═════ Listing ═════

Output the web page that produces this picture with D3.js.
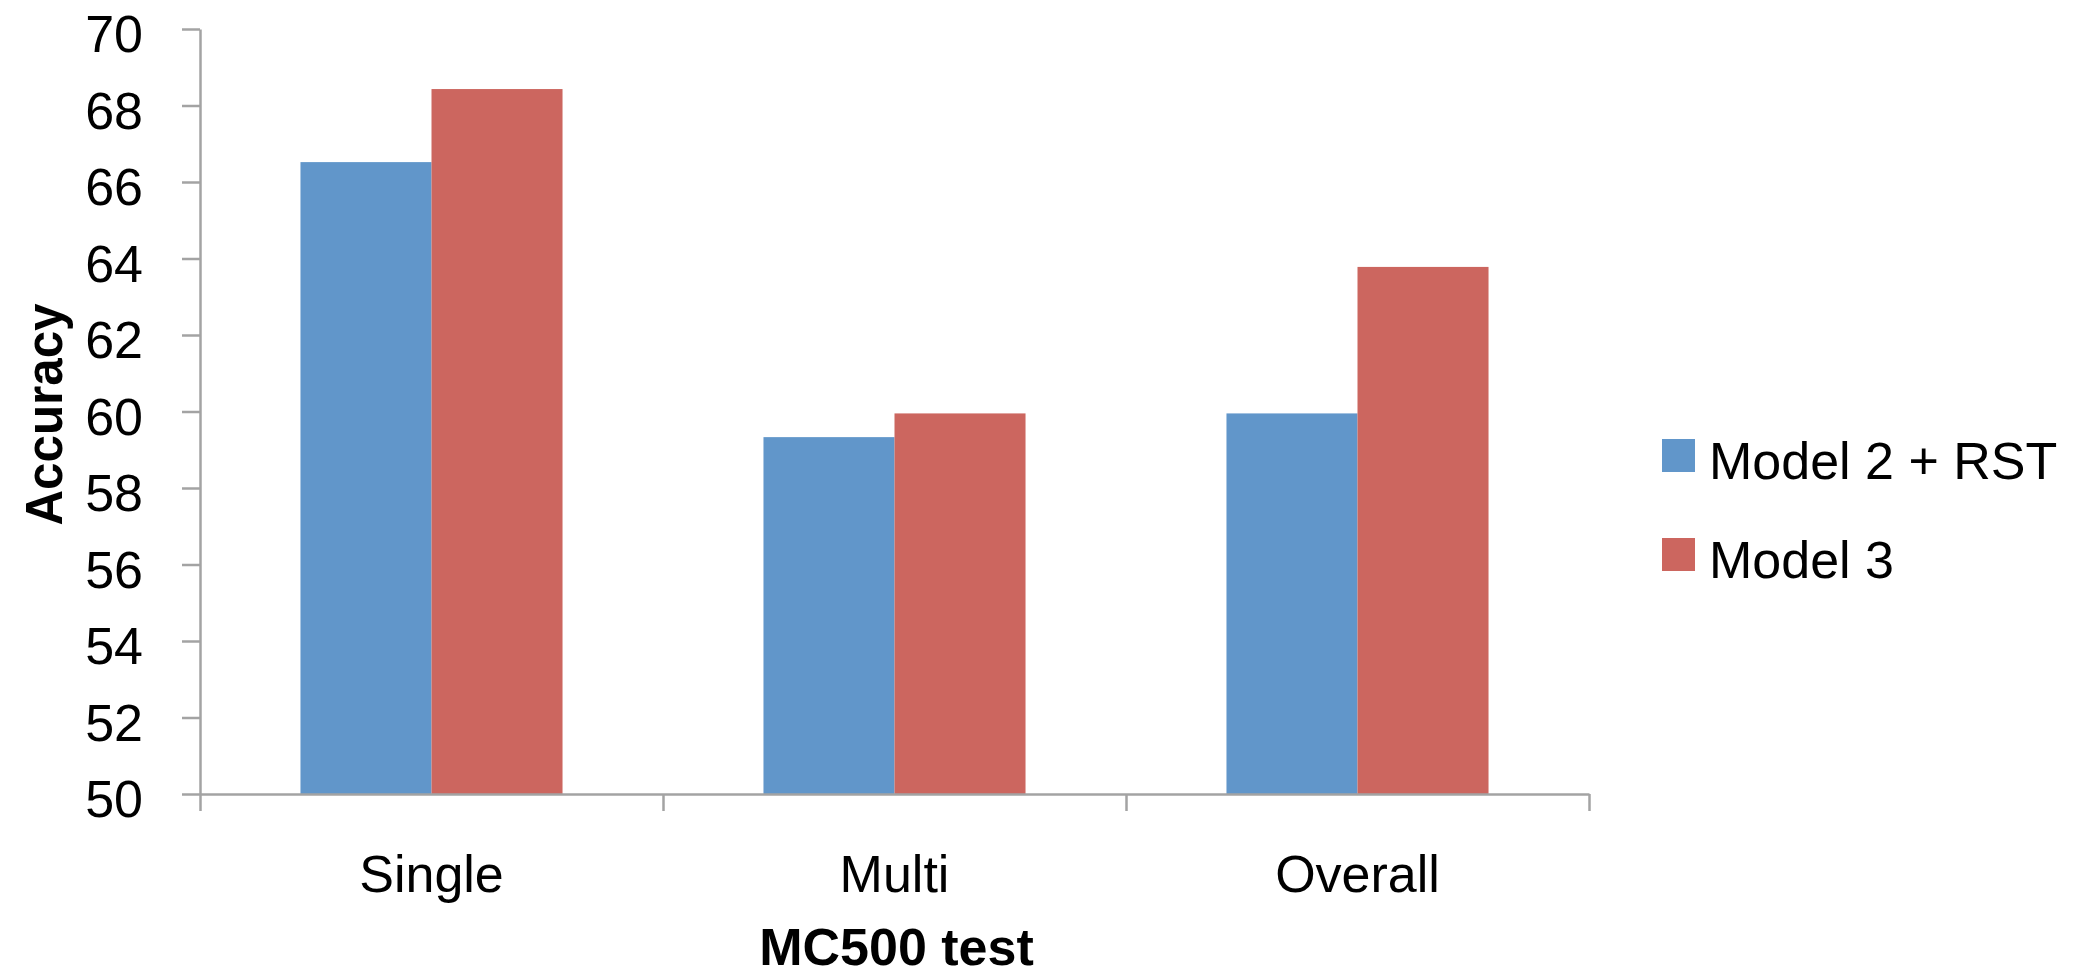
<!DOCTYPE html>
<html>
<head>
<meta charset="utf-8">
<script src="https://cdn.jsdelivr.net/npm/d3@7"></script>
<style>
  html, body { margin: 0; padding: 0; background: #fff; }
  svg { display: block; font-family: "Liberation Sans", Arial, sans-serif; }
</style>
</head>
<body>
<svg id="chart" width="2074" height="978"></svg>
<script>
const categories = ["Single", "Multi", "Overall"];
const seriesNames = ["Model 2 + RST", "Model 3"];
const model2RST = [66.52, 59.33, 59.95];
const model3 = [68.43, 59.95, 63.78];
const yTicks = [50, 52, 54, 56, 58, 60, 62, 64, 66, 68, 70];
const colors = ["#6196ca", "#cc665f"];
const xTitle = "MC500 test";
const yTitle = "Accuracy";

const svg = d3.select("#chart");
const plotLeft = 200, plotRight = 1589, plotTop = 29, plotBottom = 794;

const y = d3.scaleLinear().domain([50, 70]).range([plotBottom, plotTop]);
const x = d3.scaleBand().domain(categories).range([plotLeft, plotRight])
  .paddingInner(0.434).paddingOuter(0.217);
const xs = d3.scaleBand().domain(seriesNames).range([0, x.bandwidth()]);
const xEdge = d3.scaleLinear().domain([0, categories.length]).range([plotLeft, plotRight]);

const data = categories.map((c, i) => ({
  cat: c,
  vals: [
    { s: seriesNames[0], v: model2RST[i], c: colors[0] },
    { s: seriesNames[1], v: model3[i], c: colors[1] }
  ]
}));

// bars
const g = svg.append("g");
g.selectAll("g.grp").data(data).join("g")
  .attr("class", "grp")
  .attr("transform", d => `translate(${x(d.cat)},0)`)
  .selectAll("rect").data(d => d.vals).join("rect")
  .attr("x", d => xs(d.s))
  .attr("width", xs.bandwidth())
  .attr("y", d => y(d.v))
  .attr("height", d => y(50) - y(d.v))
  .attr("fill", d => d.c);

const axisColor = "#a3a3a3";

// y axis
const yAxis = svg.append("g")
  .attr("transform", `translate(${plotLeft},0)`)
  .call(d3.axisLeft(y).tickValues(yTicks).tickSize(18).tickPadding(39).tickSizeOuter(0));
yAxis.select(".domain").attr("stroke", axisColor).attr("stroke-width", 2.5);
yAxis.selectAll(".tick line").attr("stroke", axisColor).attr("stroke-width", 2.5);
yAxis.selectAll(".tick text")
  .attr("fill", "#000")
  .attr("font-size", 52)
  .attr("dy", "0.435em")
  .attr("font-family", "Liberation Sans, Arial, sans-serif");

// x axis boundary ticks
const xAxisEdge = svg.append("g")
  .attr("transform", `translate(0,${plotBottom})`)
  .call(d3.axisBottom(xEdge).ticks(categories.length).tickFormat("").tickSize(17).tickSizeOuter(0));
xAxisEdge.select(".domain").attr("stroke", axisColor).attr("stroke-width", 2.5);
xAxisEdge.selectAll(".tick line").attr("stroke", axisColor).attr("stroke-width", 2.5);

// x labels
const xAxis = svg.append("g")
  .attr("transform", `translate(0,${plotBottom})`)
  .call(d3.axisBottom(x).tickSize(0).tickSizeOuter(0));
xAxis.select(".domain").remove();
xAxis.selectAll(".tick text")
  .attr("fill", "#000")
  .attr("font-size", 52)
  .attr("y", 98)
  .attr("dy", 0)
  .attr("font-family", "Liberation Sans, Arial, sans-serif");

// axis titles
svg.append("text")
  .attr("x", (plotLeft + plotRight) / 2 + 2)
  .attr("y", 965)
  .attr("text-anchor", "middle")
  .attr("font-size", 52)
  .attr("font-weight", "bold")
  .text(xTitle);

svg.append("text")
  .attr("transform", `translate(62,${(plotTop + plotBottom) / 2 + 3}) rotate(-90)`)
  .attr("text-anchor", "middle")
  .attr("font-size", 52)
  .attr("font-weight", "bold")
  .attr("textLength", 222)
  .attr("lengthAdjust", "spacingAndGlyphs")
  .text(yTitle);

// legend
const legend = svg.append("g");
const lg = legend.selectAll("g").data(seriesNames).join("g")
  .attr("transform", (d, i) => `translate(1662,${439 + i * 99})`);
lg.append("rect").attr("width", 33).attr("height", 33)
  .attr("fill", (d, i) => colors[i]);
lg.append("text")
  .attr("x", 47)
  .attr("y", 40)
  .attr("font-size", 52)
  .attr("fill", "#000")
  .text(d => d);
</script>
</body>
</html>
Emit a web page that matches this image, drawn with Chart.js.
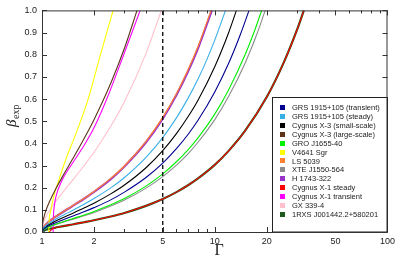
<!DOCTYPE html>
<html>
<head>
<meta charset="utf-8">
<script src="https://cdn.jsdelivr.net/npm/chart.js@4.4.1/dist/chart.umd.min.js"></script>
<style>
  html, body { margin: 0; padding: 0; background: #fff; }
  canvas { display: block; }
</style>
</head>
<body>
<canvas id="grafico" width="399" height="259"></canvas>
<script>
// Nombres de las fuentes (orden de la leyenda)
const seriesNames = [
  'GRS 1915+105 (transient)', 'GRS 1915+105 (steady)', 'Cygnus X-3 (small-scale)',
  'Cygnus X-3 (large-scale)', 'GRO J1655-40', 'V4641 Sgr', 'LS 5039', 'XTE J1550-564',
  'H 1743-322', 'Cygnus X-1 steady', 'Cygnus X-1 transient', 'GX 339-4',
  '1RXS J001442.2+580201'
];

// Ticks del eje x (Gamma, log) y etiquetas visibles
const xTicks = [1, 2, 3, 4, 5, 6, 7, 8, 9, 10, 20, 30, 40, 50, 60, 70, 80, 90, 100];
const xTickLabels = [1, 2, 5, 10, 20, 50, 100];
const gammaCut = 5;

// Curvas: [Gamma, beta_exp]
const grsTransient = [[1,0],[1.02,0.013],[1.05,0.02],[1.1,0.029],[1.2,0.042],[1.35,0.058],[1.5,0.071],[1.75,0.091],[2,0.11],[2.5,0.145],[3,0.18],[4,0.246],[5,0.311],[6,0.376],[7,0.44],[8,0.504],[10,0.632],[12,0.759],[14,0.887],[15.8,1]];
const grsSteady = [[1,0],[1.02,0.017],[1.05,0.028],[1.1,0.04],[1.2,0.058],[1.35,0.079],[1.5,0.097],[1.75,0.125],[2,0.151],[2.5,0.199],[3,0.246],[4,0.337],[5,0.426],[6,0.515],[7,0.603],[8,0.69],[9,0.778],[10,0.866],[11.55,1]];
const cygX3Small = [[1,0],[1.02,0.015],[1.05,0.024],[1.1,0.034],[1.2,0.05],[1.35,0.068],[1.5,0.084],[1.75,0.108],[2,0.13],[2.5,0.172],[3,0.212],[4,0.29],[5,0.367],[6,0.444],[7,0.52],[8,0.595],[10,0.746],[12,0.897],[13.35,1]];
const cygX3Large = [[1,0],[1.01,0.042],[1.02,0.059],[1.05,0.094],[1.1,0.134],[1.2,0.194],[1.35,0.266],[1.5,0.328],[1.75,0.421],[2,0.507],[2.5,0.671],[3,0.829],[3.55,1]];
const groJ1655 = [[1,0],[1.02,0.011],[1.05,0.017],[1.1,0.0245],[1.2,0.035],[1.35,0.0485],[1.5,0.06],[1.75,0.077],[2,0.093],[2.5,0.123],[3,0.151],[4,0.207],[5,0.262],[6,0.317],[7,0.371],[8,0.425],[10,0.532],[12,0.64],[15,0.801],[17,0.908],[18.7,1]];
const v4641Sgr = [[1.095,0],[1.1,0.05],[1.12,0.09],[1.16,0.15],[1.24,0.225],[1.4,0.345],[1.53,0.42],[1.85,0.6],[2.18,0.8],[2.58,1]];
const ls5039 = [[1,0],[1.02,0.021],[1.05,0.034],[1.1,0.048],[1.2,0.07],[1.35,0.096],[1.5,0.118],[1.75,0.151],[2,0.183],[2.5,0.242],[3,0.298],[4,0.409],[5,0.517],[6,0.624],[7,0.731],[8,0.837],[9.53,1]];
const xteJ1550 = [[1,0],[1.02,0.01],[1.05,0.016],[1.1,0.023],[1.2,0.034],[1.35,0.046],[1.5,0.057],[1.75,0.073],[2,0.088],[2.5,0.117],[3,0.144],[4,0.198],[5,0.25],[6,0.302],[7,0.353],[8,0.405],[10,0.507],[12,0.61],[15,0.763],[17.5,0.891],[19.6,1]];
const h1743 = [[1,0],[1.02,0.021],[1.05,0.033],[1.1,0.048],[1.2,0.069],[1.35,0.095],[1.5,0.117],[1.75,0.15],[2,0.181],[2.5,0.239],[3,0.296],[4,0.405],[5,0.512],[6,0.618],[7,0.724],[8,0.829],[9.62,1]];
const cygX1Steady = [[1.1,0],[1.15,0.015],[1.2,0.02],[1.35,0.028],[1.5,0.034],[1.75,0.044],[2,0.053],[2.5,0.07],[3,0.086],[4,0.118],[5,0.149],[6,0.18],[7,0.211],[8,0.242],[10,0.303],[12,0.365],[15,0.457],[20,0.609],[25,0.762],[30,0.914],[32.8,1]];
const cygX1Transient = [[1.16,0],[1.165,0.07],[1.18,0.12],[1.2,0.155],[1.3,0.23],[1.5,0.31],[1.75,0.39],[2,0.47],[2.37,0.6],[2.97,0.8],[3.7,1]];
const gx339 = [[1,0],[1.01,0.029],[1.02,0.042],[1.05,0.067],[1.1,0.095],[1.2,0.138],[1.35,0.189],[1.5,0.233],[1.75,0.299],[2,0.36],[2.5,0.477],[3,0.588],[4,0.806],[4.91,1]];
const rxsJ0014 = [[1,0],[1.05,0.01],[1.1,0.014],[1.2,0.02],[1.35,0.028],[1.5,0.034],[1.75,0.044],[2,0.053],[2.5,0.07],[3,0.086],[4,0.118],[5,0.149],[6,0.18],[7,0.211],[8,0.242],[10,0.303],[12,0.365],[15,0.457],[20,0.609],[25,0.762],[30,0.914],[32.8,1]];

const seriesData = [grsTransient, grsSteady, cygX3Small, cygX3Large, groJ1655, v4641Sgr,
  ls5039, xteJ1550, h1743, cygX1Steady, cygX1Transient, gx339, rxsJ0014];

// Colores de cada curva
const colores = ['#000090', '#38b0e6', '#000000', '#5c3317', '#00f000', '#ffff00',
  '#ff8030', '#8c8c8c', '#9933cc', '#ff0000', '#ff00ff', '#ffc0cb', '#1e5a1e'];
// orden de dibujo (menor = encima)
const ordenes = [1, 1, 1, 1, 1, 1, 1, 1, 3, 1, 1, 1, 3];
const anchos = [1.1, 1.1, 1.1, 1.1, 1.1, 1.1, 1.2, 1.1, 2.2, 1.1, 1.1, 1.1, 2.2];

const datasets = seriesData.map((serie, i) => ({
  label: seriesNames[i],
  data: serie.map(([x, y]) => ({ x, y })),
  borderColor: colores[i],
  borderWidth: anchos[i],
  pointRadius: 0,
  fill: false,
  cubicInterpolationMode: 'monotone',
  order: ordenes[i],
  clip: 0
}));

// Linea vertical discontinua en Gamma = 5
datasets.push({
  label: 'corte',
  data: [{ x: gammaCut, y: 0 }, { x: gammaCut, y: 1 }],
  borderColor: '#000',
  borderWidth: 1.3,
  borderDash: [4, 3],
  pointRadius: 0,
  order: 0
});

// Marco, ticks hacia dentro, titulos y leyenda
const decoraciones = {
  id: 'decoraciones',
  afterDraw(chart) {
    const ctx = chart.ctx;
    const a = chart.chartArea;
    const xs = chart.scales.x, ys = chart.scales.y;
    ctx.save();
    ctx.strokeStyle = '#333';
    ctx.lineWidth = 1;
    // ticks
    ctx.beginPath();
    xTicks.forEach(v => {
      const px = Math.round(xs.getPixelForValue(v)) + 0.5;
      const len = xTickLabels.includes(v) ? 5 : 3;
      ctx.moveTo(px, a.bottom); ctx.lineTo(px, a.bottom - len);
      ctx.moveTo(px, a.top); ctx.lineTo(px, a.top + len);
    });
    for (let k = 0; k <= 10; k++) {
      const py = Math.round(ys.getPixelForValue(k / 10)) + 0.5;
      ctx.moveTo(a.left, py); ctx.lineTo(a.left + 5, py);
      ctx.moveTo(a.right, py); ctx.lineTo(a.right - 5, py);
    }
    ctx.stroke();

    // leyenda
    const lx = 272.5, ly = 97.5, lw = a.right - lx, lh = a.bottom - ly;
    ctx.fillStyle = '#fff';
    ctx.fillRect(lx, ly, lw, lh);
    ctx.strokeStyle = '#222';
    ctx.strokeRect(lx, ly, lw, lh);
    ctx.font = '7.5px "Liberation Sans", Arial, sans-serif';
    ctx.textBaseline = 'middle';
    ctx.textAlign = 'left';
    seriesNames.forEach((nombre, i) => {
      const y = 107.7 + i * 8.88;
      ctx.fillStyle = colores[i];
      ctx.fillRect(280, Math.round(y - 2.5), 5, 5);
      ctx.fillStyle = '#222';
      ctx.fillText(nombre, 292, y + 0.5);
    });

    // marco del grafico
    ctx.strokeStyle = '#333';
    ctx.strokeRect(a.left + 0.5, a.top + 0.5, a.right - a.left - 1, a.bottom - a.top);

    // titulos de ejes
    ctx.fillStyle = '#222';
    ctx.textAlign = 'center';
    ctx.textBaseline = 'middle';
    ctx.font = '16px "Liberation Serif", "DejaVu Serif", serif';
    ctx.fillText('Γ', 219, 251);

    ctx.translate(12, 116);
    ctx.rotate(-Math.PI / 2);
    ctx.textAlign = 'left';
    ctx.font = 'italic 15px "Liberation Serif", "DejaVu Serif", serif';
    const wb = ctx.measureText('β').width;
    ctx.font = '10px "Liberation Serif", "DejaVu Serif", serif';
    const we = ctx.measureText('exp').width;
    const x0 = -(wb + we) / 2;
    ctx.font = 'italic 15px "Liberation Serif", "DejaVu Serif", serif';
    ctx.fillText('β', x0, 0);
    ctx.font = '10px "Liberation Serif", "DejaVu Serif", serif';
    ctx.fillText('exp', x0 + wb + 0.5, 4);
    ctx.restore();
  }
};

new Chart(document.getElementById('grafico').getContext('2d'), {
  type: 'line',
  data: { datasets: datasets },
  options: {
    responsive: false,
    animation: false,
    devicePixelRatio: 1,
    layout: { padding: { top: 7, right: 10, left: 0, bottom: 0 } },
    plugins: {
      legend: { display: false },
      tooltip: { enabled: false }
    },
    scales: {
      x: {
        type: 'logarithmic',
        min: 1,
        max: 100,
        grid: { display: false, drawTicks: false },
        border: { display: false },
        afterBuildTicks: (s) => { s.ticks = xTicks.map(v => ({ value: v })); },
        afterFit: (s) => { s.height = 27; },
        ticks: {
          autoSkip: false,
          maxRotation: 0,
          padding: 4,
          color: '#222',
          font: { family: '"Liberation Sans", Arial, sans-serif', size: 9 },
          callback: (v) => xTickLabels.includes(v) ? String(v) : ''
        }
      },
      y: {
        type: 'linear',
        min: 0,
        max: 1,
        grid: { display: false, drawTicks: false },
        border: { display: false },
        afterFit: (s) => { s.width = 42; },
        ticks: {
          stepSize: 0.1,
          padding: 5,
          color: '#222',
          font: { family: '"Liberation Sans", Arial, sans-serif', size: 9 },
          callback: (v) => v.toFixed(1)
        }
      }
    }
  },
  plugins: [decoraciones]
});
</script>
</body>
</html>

═════

__Set exercise__
Find the word "with" in the data and copy out each line where it turns up.

__Answer to this problem__
Output the web page that produces this picture with D3.js.
Emit a web page that matches this image, drawn with Chart.js.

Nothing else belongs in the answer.